Средневековые формы организации текста (слово в традиционной формуле-синтагме) здесь сменяются новыми принципами. Освобожденное от традиционного контекста слово становится основным структурообразующим элементом текста, которым теперь каждый автор волен распорядиться по своему усмотрению. Слово в новых контекстах получает возможность развивать не только метонимические (по смежности), но и метафорические переносные значения, различным образом выявляя семантику корневой морфемы в словосложении, словосочетании, словообразовании, в создании новых оборотов, конструкций, идиом и т.д. Слово становится автономной единицей и языка, и речи (Колесов 1989). Место традиционных, внутренне замкнутых жанров литературы, занимают новые, более свободные в отношении к творческому использованию слова, становится возможным авторство вполне уже оригинальных текстов, изменяется стилистическая направленность в комбинации прежде разведенных по разным жанрам и стилям слов, освобождение от устаревших или невыразительных лексем.

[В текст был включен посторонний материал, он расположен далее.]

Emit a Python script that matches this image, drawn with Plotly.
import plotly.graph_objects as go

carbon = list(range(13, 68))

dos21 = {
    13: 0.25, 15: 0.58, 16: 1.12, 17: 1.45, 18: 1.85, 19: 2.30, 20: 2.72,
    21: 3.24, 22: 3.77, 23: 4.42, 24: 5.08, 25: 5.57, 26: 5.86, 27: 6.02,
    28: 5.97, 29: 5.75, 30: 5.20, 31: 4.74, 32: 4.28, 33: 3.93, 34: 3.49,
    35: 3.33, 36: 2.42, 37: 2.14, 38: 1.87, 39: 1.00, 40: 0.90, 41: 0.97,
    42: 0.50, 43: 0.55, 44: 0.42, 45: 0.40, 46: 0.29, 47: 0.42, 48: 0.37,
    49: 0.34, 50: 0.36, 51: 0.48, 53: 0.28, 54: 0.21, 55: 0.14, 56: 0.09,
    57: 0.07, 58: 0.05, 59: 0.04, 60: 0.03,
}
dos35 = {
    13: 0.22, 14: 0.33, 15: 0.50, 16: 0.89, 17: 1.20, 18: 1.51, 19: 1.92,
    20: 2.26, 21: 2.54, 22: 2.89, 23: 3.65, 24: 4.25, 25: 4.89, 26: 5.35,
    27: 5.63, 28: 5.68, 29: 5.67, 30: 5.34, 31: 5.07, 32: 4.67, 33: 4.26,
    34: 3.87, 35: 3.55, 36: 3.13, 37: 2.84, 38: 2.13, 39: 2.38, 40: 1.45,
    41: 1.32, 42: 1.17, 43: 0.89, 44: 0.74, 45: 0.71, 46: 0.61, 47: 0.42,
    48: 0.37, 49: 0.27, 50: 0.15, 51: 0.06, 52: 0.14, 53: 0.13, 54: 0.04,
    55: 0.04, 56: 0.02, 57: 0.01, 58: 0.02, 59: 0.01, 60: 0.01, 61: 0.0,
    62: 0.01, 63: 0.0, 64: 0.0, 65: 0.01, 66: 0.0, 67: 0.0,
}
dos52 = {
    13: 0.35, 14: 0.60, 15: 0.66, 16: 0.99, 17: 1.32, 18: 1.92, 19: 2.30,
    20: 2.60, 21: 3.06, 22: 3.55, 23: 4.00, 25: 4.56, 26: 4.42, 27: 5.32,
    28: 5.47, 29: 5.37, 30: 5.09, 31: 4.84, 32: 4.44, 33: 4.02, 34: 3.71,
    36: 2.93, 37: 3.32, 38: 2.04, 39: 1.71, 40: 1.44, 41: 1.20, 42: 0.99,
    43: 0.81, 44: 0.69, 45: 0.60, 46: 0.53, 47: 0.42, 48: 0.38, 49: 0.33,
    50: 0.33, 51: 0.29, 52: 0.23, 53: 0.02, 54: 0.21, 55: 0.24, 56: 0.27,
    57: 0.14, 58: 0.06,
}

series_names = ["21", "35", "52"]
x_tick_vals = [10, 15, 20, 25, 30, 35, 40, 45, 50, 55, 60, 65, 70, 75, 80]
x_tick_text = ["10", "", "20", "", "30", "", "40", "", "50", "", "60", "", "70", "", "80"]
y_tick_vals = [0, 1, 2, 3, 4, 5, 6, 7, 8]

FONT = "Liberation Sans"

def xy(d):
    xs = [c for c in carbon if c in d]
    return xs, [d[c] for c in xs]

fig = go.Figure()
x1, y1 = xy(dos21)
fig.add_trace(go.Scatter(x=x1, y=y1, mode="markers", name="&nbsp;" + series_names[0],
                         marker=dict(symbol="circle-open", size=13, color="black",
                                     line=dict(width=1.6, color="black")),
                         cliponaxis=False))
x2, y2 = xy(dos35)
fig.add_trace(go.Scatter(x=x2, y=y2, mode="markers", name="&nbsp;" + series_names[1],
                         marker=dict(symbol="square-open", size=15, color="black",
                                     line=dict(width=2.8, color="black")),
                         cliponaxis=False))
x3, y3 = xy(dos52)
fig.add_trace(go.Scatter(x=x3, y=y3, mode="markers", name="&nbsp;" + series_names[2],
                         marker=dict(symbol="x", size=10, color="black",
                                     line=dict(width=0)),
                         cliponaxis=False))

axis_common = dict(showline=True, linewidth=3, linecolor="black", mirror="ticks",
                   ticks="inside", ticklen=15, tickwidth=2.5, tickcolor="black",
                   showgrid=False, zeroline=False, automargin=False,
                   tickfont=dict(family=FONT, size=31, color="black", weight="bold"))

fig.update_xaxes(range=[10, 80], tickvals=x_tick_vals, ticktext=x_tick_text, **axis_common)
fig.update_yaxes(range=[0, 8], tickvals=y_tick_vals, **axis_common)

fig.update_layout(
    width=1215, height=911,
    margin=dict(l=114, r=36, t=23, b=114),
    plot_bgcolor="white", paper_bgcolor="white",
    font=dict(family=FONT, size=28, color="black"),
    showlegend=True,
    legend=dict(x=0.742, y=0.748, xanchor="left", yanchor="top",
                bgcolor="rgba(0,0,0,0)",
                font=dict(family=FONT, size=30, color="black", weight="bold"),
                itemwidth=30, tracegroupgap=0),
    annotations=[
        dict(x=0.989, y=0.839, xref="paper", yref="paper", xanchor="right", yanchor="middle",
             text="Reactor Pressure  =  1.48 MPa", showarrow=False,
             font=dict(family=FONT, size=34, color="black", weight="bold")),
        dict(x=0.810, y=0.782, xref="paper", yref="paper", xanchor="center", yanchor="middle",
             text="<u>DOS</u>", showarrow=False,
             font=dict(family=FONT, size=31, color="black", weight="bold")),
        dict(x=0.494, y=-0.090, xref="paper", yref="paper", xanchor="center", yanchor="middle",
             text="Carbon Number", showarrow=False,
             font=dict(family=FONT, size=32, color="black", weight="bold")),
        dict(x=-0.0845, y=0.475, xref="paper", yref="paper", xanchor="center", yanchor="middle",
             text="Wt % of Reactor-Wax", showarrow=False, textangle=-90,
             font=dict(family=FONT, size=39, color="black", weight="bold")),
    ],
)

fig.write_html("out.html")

Развиваются синтаксические структуры, которые обогащают возможности общения, передачи информации и способности суждения: уступительные, условные, причинные и другие конструкции заменяют синтаксически одномерные типы выражения и доказательства мысли. В русском языке никогда не было такого обилия союзов и союзных слов (до трехсот), как в XVII веке, но тогда они представляли собою просто остатки строевых частей самого предложения, еще не утративших отчасти и своего конкретного значения слова – частиц, модальных или глагольных слов (типа хотя, естьли и под.). Суждение возникало на обломках слов, которые по закону иерархии уходили на задний план мысли, послужив материалом для оформления предложений нового типа. К началу XVIII века все они объединились по семантическим признакам в определенные группы, каждая группа обобщила свое значение до уровня грамматической категории, создавая тем самым вполне готовую форму для организации пробудившейся научной мысли. Впоследствии были внесены некоторые дополнения под влиянием языков немецкого (Ломоносов) или французского (Карамзин), но в целом русский синтаксис сложился как вполне самостоятельная форма мысли.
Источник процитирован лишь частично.